Ее слова заставили меня задуматься. В самом деле, меня всю жизнь окружали люди, которых я любил куда больше, чем родных отца и мать, люди, которые много сделали для меня, которых я никогда не забуду, и никого из них я так и не отблагодарил.
– Да, ты обязан исполнить свой сыновний долг и отблагодарить всех этих людей… – продолжала госпожа Родительница. – И у тебя есть только одна возможность это сделать – жить еще долго и написать много прекрасных книг им на радость. Потому-то Бог и держит тебя за ноги и насылает на тебя болезни телесные, чтобы ты не мог ходить повсюду, собирая мирскую пыль… И, как я уже говорила, тебе придется писать еще и за тех троих студентов, что погибли на войне… Говорят, срок человеческий – сто пятнадцать лет, но тебе, если ты будешь писать книги, радующие Бога, будет дарована жизнь и в сто пятьдесят, и даже в двести лет… Постарайся же не простудиться, в горах становится прохладно… Я буду приходить к тебе каждый вечер и ложиться с тобой рядом, так что ни о чем не беспокойся…
И с этими ласковыми словами госпожа Родительница удалилась.
Как только я проводил ее, у меня возникло ощущение, что в ее речах есть некое противоречие. Чтобы писать книги, передающие людям Божью волю, говорила она, надо жить долго. А чтобы жить долго, я должен, дабы не покрыться пылью, избегать всякого общения с внешним миром. На первый взгляд вроде бы все логично, но чем дольше я думал, тем более неубедительным и противоречивым мне это казалось…
Еще раньше госпожа Родительница говорила, что человек живет, получив плоть свою от Бога, и неизбежно покрывается пылью. Даже нежилую комнату надо убирать каждый день, иначе в ней скапливается пыль, точно так же и человек – каждый вечер перед сном он, анализируя и оценивая свои поступки, должен очищаться от осевшей на нем пыли, тогда на следующее утро он встречает день свежим и счастливым, словно родившимся заново. Пыль – есть нечто неотделимое от человеческой жизни. Ее следует удалять, счищать со своей души, если этим пренебрегать, то возникают разные телесные заболевания и житейские трудности, но при этом самой пыли можно не опасаться.
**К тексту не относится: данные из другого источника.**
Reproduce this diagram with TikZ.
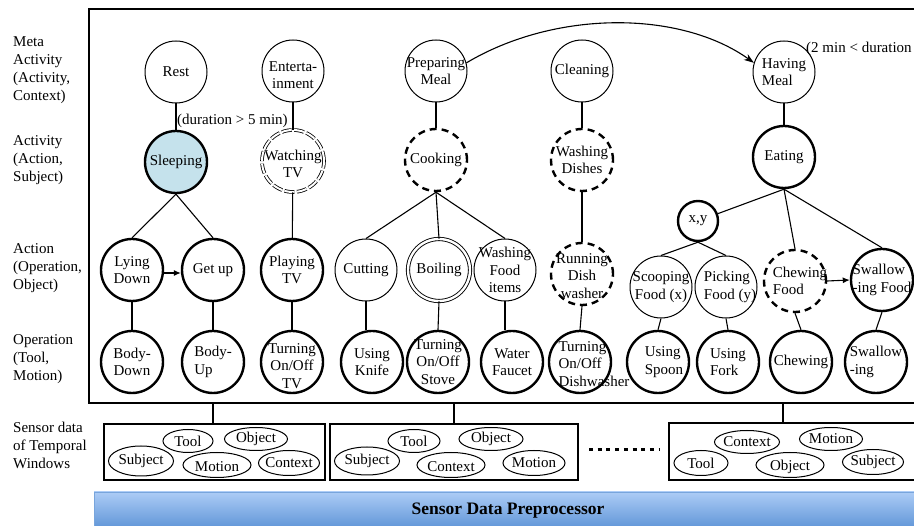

В наши дни в мире царит беспорядок, в нем скопилось слишком много пыли, якобы именно поэтому Бог нарочно сделал ноги мои слабыми, чтобы я не мог выходить и принимать на себя эту пыль и в результате прожил бы дольше. Но, значит, Он полагает, будто я не способен очистить себя от этой пыли? Что в моем возрасте такое невозможно?
Госпожа Родительница говорила, что, когда она состарилась, Бог-Родитель не разрешал ей выходить на кухню, мол, там она наберется пыли. Когда я писал ее биографию, я обратил на это особое внимание и прекрасно знаю все подробности. Более того, многое мне показалось странным, и я долго ломал голову, не в силах понять, что послужило причиной этого запрета. И вот к какому пришел выводу.
На склоне лет госпожа Родительница, полностью подчинив себя воле Бога-Родителя, старалась помогать людям, наставляя их на праведный путь, однако ее близкие, вопреки воле Бога, создали религиозную организацию, которую назвали учение Тэнри, и всеми правдами и неправдами добивались того, чтобы правительство признало эту организацию как одно из ответвлений Синто. Сначала они советовались с Родительницей, но поскольку она всегда выражала свое несогласие, стали действовать тайно, помимо нее, не посвящая ее в свои дела. С того времени Бог-Родитель и начал закрывать уши Родительницы, Он не пускал ее даже в кухню, дабы она не набралась пыли. При этом близкие Родительницы обращались с ней как с умершей. Вот она и решила ради того, чтобы продолжать двигаться по истинному пути и помогать людям, сократить свой жизненный срок на двадцать пять лет, уйти из мира и действовать в качестве живосущей Родительницы.